* _Exercise prompt_
Reproduce the records below in full and without edits, omitting images.

* _Information supplied_
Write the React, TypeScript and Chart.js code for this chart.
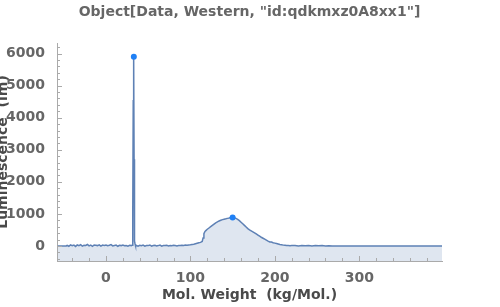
import React, { useEffect, useRef } from "react";
import { Chart, registerables } from "chart.js";

Chart.register(...registerables);

const chartTitle = 'Object[Data, Western, "id:qdkmxz0A8xx1"]';
const xAxisTitle = "Mol. Weight  (kg/Mol.)";
const yAxisTitle = "Luminescence  (lm)";

const xTickValues: number[] = [0, 100, 200, 300];
const yTickValues: number[] = [0, 1000, 2000, 3000, 4000, 5000, 6000];

// Molecular weight (kg/Mol.)
const molWeight: number[] = [
  -57, -47,
  -46, -44, -42, -40, -38, -36, -34, -32, -30, -28, -26, -24, -22, -20, -18, -16, -14, -12, -10,
  -8, -6, -4, -2, 0, 2, 4, 6, 8, 10, 12, 14, 16, 18, 20, 22, 24, 26, 28, 30,
  31, 31.5, 32, 32.3, 32.6, 33, 33.3, 33.6, 34, 34.5, 35,
  36, 38, 40, 42, 44, 46, 48, 50, 52, 54, 56, 58, 60, 62, 64, 66, 68, 70, 72, 74, 76, 78, 80,
  82, 84, 86, 88, 90, 92, 94, 96, 98, 100, 102, 104, 106, 108, 110, 112, 113, 114, 115, 116,
  117, 118, 120, 122, 124, 126, 128, 130, 132, 134, 136, 138, 140, 142, 144, 146, 148, 150,
  152, 154, 156, 158, 160, 162, 164, 166, 168, 170, 172, 174, 176, 178, 180, 182, 184, 186,
  188, 190, 192, 194, 196, 198, 200, 202, 204, 206, 208, 210, 212, 214, 216, 218, 220, 224,
  228, 232, 236, 240, 244, 248, 252, 256, 260, 264, 268, 398,
];

// Luminescence
const luminescence: number[] = [
  0, 0,
  20, -10, 35, 5, 25, -15, 30, 10, 40, -5, 20, 15, 45, 0, 25, -10, 30, 20, 10,
  35, -5, 25, 15, 30, 5, 20, 40, 0, 15, 25, -10, 20, 10, 30, 5, 15, -5, 20, 10,
  25, 80, 1200, 4550, 1500, 5900, 2700, 500, 150, 60, 10,
  15, -10, 20, 5, 25, -5, 15, 10, 30, -5, 15, 20, 0, 10, 25, -5, 15, 10, 20, 0, 15, 5, 20,
  10, 0, 15, 10, 20, 15, 25, 20, 30, 35, 45, 55, 70, 85, 100, 110, 125, 140, 250, 380,
  440, 470, 520, 560, 600, 640, 680, 720, 750, 780, 800, 820, 835, 845, 860, 870, 885, 890,
  880, 860, 830, 790, 740, 690, 640, 590, 540, 500, 470, 440, 410, 375, 340, 305, 270, 240,
  210, 180, 150, 125, 120, 100, 88, 75, 60, 45, 35, 25, 20, 10, 15, 5, 10, 15,
  0, 10, 5, 15, 0, 10, 5, 12, 0, 8, 0, 0,
];

// Peak markers
const peakWeight: number[] = [33, 150];
const peakLuminescence: number[] = [5900, 890];

const xMin = -58;
const xMax = 398;
const yMin = -470;
const yMax = 6330;

const FONT = "'DejaVu Sans', sans-serif";

const tickPlugin = {
  id: "inwardTicks",
  afterDraw(chart: any) {
    const { ctx, chartArea, scales } = chart;
    const xs = scales.x;
    const ys = scales.y;
    ctx.save();
    ctx.strokeStyle = "#aaaaaa";
    ctx.lineWidth = 1;
    ctx.beginPath();
    for (let v = -40; v <= xMax; v += 20) {
      const px = Math.round(xs.getPixelForValue(v)) + 0.5;
      const len = v % 100 === 0 ? 5 : 3;
      ctx.moveTo(px, chartArea.bottom);
      ctx.lineTo(px, chartArea.bottom - len);
    }
    for (let v = -400; v <= yMax; v += 200) {
      const py = Math.round(ys.getPixelForValue(v)) + 0.5;
      const len = v % 1000 === 0 ? 5 : 3;
      ctx.moveTo(chartArea.left, py);
      ctx.lineTo(chartArea.left + len, py);
    }
    ctx.stroke();
    // chart title centred over the plot area
    ctx.fillStyle = "#666666";
    ctx.font = `bold 14px ${FONT}`;
    ctx.textAlign = "center";
    ctx.textBaseline = "middle";
    ctx.fillText(chartTitle, (chartArea.left + chartArea.right) / 2, 12);
    ctx.restore();
  },
};

export default function App() {
  const canvasRef = useRef<HTMLCanvasElement | null>(null);

  useEffect(() => {
    if (!canvasRef.current) return;
    const lineData = molWeight.map((x, i) => ({ x, y: luminescence[i] }));
    const peakData = peakWeight.map((x, i) => ({ x, y: peakLuminescence[i] }));

    const chart = new Chart(canvasRef.current, {
      type: "line",
      data: {
        datasets: [
          {
            data: peakData,
            showLine: false,
            pointRadius: 3,
            pointBackgroundColor: "#1f80f5",
            pointBorderColor: "#1f80f5",
            pointBorderWidth: 0,
          },
          {
            data: lineData,
            borderColor: "#5e81b5",
            borderWidth: 1.5,
            backgroundColor: "rgba(94,129,181,0.2)",
            fill: "start",
            pointRadius: 0,
            tension: 0,
          },
        ],
      },
      options: {
        animation: false,
        responsive: false,
        layout: { padding: { left: 0, right: 58, top: 43, bottom: 0 } },
        plugins: {
          legend: { display: false },
          tooltip: { enabled: false },
          title: { display: false },
        },
        scales: {
          x: {
            type: "linear",
            min: xMin,
            max: xMax,
            grid: { display: false },
            border: { display: true, color: "#aaaaaa", width: 1 },
            afterBuildTicks(scale: any) {
              scale.ticks = xTickValues.map((value) => ({ value }));
            },
            ticks: {
              color: "#666666",
              padding: 1,
              font: { family: FONT, size: 14, weight: "bold" },
              callback: (v: any) => String(v),
            },
            title: {
              display: true,
              text: xAxisTitle,
              color: "#4a4a4a",
              font: { family: FONT, size: 14, weight: "bold" },
              padding: { top: 0, bottom: 3 },
            },
            afterFit(scale: any) {
              scale.height = 46;
            },
          },
          y: {
            type: "linear",
            min: yMin,
            max: yMax,
            grid: { display: false },
            border: { display: true, color: "#aaaaaa", width: 1 },
            afterBuildTicks(scale: any) {
              scale.ticks = yTickValues.map((value) => ({ value }));
            },
            ticks: {
              color: "#666666",
              padding: 4,
              font: { family: FONT, size: 14, weight: "bold" },
              callback: (v: any) => String(v),
            },
            title: {
              display: true,
              text: yAxisTitle,
              color: "#4a4a4a",
              font: { family: FONT, size: 14, weight: "bold" },
              padding: { top: -5, bottom: 0 },
            },
            afterFit(scale: any) {
              scale.width = 57;
            },
          },
        },
      } as any,
      plugins: [tickPlugin],
    });
    return () => chart.destroy();
  }, []);

  return (
    <div style={{ position: "absolute", left: 0, top: 0, width: 500, height: 307, background: "#fff" }}>
      <canvas ref={canvasRef} width={500} height={307} />
    </div>
  );
}
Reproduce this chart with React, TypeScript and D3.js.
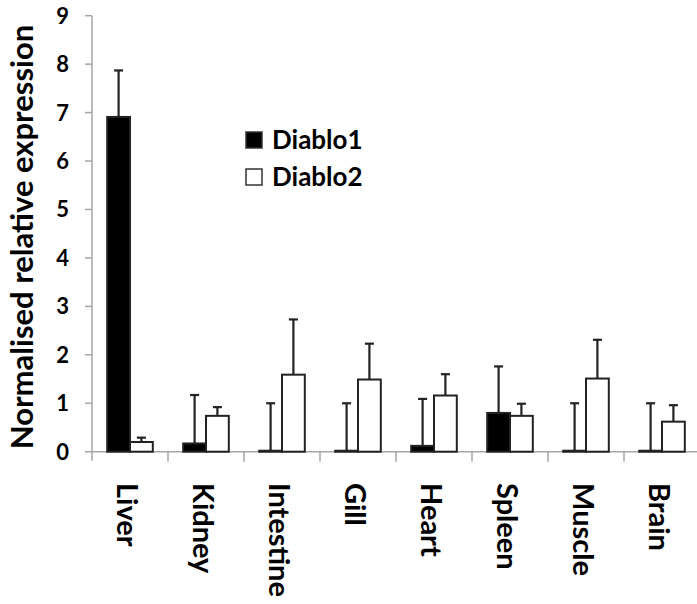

* _Written response_
Write the React, TypeScript and Chart.js code for this chart.
import React, { useEffect, useRef } from "react";
import { Chart, registerables } from "chart.js";

Chart.register(...registerables);

const chartTitle = 'Object[Data, Western, "id:qdkmxz0A8xx1"]';
const xAxisTitle = "Mol. Weight  (kg/Mol.)";
const yAxisTitle = "Luminescence  (lm)";

const xTickValues: number[] = [0, 100, 200, 300];
const yTickValues: number[] = [0, 1000, 2000, 3000, 4000, 5000, 6000];

// Molecular weight (kg/Mol.)
const molWeight: number[] = [
  -57, -47,
  -46, -44, -42, -40, -38, -36, -34, -32, -30, -28, -26, -24, -22, -20, -18, -16, -14, -12, -10,
  -8, -6, -4, -2, 0, 2, 4, 6, 8, 10, 12, 14, 16, 18, 20, 22, 24, 26, 28, 30,
  31, 31.5, 32, 32.3, 32.6, 33, 33.3, 33.6, 34, 34.5, 35,
  36, 38, 40, 42, 44, 46, 48, 50, 52, 54, 56, 58, 60, 62, 64, 66, 68, 70, 72, 74, 76, 78, 80,
  82, 84, 86, 88, 90, 92, 94, 96, 98, 100, 102, 104, 106, 108, 110, 112, 113, 114, 115, 116,
  117, 118, 120, 122, 124, 126, 128, 130, 132, 134, 136, 138, 140, 142, 144, 146, 148, 150,
  152, 154, 156, 158, 160, 162, 164, 166, 168, 170, 172, 174, 176, 178, 180, 182, 184, 186,
  188, 190, 192, 194, 196, 198, 200, 202, 204, 206, 208, 210, 212, 214, 216, 218, 220, 224,
  228, 232, 236, 240, 244, 248, 252, 256, 260, 264, 268, 398,
];

// Luminescence
const luminescence: number[] = [
  0, 0,
  20, -10, 35, 5, 25, -15, 30, 10, 40, -5, 20, 15, 45, 0, 25, -10, 30, 20, 10,
  35, -5, 25, 15, 30, 5, 20, 40, 0, 15, 25, -10, 20, 10, 30, 5, 15, -5, 20, 10,
  25, 80, 1200, 4550, 1500, 5900, 2700, 500, 150, 60, 10,
  15, -10, 20, 5, 25, -5, 15, 10, 30, -5, 15, 20, 0, 10, 25, -5, 15, 10, 20, 0, 15, 5, 20,
  10, 0, 15, 10, 20, 15, 25, 20, 30, 35, 45, 55, 70, 85, 100, 110, 125, 140, 250, 380,
  440, 470, 520, 560, 600, 640, 680, 720, 750, 780, 800, 820, 835, 845, 860, 870, 885, 890,
  880, 860, 830, 790, 740, 690, 640, 590, 540, 500, 470, 440, 410, 375, 340, 305, 270, 240,
  210, 180, 150, 125, 120, 100, 88, 75, 60, 45, 35, 25, 20, 10, 15, 5, 10, 15,
  0, 10, 5, 15, 0, 10, 5, 12, 0, 8, 0, 0,
];

// Peak markers
const peakWeight: number[] = [33, 150];
const peakLuminescence: number[] = [5900, 890];

const xMin = -58;
const xMax = 398;
const yMin = -470;
const yMax = 6330;

const FONT = "'DejaVu Sans', sans-serif";

const tickPlugin = {
  id: "inwardTicks",
  afterDraw(chart: any) {
    const { ctx, chartArea, scales } = chart;
    const xs = scales.x;
    const ys = scales.y;
    ctx.save();
    ctx.strokeStyle = "#aaaaaa";
    ctx.lineWidth = 1;
    ctx.beginPath();
    for (let v = -40; v <= xMax; v += 20) {
      const px = Math.round(xs.getPixelForValue(v)) + 0.5;
      const len = v % 100 === 0 ? 5 : 3;
      ctx.moveTo(px, chartArea.bottom);
      ctx.lineTo(px, chartArea.bottom - len);
    }
    for (let v = -400; v <= yMax; v += 200) {
      const py = Math.round(ys.getPixelForValue(v)) + 0.5;
      const len = v % 1000 === 0 ? 5 : 3;
      ctx.moveTo(chartArea.left, py);
      ctx.lineTo(chartArea.left + len, py);
    }
    ctx.stroke();
    // chart title centred over the plot area
    ctx.fillStyle = "#666666";
    ctx.font = `bold 14px ${FONT}`;
    ctx.textAlign = "center";
    ctx.textBaseline = "middle";
    ctx.fillText(chartTitle, (chartArea.left + chartArea.right) / 2, 12);
    ctx.restore();
  },
};

export default function App() {
  const canvasRef = useRef<HTMLCanvasElement | null>(null);

  useEffect(() => {
    if (!canvasRef.current) return;
    const lineData = molWeight.map((x, i) => ({ x, y: luminescence[i] }));
    const peakData = peakWeight.map((x, i) => ({ x, y: peakLuminescence[i] }));

    const chart = new Chart(canvasRef.current, {
      type: "line",
      data: {
        datasets: [
          {
            data: peakData,
            showLine: false,
            pointRadius: 3,
            pointBackgroundColor: "#1f80f5",
            pointBorderColor: "#1f80f5",
            pointBorderWidth: 0,
          },
          {
            data: lineData,
            borderColor: "#5e81b5",
            borderWidth: 1.5,
            backgroundColor: "rgba(94,129,181,0.2)",
            fill: "start",
            pointRadius: 0,
            tension: 0,
          },
        ],
      },
      options: {
        animation: false,
        responsive: false,
        layout: { padding: { left: 0, right: 58, top: 43, bottom: 0 } },
        plugins: {
          legend: { display: false },
          tooltip: { enabled: false },
          title: { display: false },
        },
        scales: {
          x: {
            type: "linear",
            min: xMin,
            max: xMax,
            grid: { display: false },
            border: { display: true, color: "#aaaaaa", width: 1 },
            afterBuildTicks(scale: any) {
              scale.ticks = xTickValues.map((value) => ({ value }));
            },
            ticks: {
              color: "#666666",
              padding: 1,
              font: { family: FONT, size: 14, weight: "bold" },
              callback: (v: any) => String(v),
            },
            title: {
              display: true,
              text: xAxisTitle,
              color: "#4a4a4a",
              font: { family: FONT, size: 14, weight: "bold" },
              padding: { top: 0, bottom: 3 },
            },
            afterFit(scale: any) {
              scale.height = 46;
            },
          },
          y: {
            type: "linear",
            min: yMin,
            max: yMax,
            grid: { display: false },
            border: { display: true, color: "#aaaaaa", width: 1 },
            afterBuildTicks(scale: any) {
              scale.ticks = yTickValues.map((value) => ({ value }));
            },
            ticks: {
              color: "#666666",
              padding: 4,
              font: { family: FONT, size: 14, weight: "bold" },
              callback: (v: any) => String(v),
            },
            title: {
              display: true,
              text: yAxisTitle,
              color: "#4a4a4a",
              font: { family: FONT, size: 14, weight: "bold" },
              padding: { top: -5, bottom: 0 },
            },
            afterFit(scale: any) {
              scale.width = 57;
            },
          },
        },
      } as any,
      plugins: [tickPlugin],
    });
    return () => chart.destroy();
  }, []);

  return (
    <div style={{ position: "absolute", left: 0, top: 0, width: 500, height: 307, background: "#fff" }}>
      <canvas ref={canvasRef} width={500} height={307} />
    </div>
  );
}
Reproduce this chart with React, TypeScript and D3.js.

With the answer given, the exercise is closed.